From the tactical point of view, blood-soaked SEMPO defies a principle in good policing: that the police, by virtue of the authority that the community vests in them, “have an overarching responsibility for the outcome of encounters with civilians,” whether the latter be law-abiding or law-breaking citizens.

Good policing is knowing when and how to enforce the law with the least casualties; that which inspires respect to police authorities as an organization of men and women who swear to uphold service, honor, and justice.

The principle is that good policing embraces the partnership between police and the community. But once the police leave a trail of dead bodies in most of their operations, how can they expect to gain the respect and support of the community?
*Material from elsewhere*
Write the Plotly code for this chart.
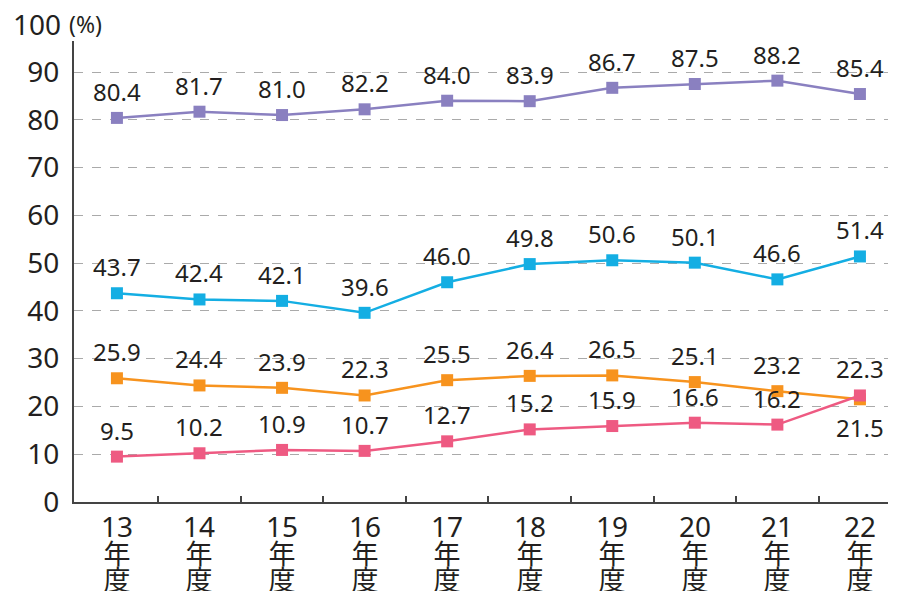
import plotly.graph_objects as go

years = [13, 14, 15, 16, 17, 18, 19, 20, 21, 22]
year_labels = ["13", "14", "15", "16", "17", "18", "19", "20", "21", "22"]
purple = [80.4, 81.7, 81.0, 82.2, 84.0, 83.9, 86.7, 87.5, 88.2, 85.4]
blue = [43.7, 42.4, 42.1, 39.6, 46.0, 49.8, 50.6, 50.1, 46.6, 51.4]
orange = [25.9, 24.4, 23.9, 22.3, 25.5, 26.4, 26.5, 25.1, 23.2, 21.5]
pink = [9.5, 10.2, 10.9, 10.7, 12.7, 15.2, 15.9, 16.6, 16.2, 22.3]
y_ticks = [0, 10, 20, 30, 40, 50, 60, 70, 80, 90]
y_top_label = 100
Y_MAX = 96.5

FONT = "Noto Sans, Noto Sans CJK JP, sans-serif"
TXT = "#231f20"

series = [
    (purple, "#8a80c0"),
    (blue, "#14aee3"),
    (orange, "#f7931e"),
    (pink, "#ee5a82"),
]

fig = go.Figure()
for vals, col in series:
    fig.add_trace(go.Scatter(
        x=years, y=vals, mode="lines+markers",
        line=dict(color=col, width=2.5),
        marker=dict(symbol="square", size=12, color=col),
        showlegend=False, hoverinfo="skip",
    ))

ann = []
for vals, col in series:
    below = (vals is orange)
    for i, (x, v) in enumerate(zip(years, vals)):
        if below and i == len(vals) - 1:
            ann.append(dict(x=x, y=v, text=f"{v:.1f}", showarrow=False,
                            yanchor="top", yshift=-10,
                            font=dict(size=24, color=TXT, family=FONT)))
        else:
            ann.append(dict(x=x, y=v, text=f"{v:.1f}", showarrow=False,
                            yanchor="bottom", yshift=8,
                            font=dict(size=24, color=TXT, family=FONT)))

for x, lab in zip(years, year_labels):
    txt = (f"<span style='font-size:28px'>{lab}</span><br>"
           "<span style='font-size:27px'>年</span><br>"
           "<span style='font-size:27px'>度</span>")
    ann.append(dict(x=x, y=0, yref="paper", text=txt, showarrow=False,
                    yanchor="top", yshift=-3, valign="top",
                    font=dict(size=20.5, color=TXT, family=FONT)))

ann.append(dict(x=0, xref="paper", y=y_top_label / Y_MAX, yref="paper",
                text=str(y_top_label), showarrow=False,
                xanchor="right", xshift=-11, yanchor="middle",
                font=dict(size=28, color=TXT, family=FONT)))
ann.append(dict(x=0, xref="paper", y=y_top_label / Y_MAX, yref="paper",
                text="(%)", showarrow=False,
                xanchor="left", xshift=-7, yanchor="middle",
                font=dict(size=23, color=TXT, family=FONT)))

fig.update_layout(
    width=897, height=591,
    margin=dict(l=74, r=9, t=41, b=89),
    plot_bgcolor="white", paper_bgcolor="white",
    annotations=ann,
    xaxis=dict(
        range=[12.48, 22.34], showgrid=False, zeroline=False,
        tickvals=[y + 0.5 for y in years[:-1]], ticktext=[""] * 9,
        ticks="inside", ticklen=6, tickwidth=1.5, tickcolor="#444",
        showline=True, linecolor="#444", linewidth=2,
    ),
    yaxis=dict(
        range=[0, Y_MAX], tickvals=y_ticks,
        ticktext=[str(t) for t in y_ticks],
        tickfont=dict(size=28, color=TXT, family=FONT),
        showgrid=True, gridcolor="#aaaaaa", griddash="dash", gridwidth=1,
        zeroline=False, showline=True, linecolor="#444", linewidth=2,
        ticks="", ticklabelstandoff=7, automargin=False,
    ),
)

fig.write_html("out.html", config={"displayModeBar": False},
               post_script="document.body.style.margin='0';")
According to the Agence France-Presse report, police claim the 14 men shot at officers with search warrants for illegal firearms, prompting police to return fire. But a statement from the wife of one of those killed in the operation in Canlaon City, 59-year-old Edgardo Avelino, tells a different but very specific account of what transpired in their home at 2 a.m. last Saturday. A copy of her statement was sent to me last Sunday.

Carmela’s husband, Edgardo, suffered one gunshot wound in the forehead, one each in both shoulders and one on his right cheek. There are more statements from witnesses about what happened to the other 13 people killed. Aside from these testimonies, the killings left forensic evidence and other traces for investigators to discover.

We urge the National Bureau of Investigation, the Commission on Human Rights, and Congress to open a thorough investigation into this tragic “police operation”.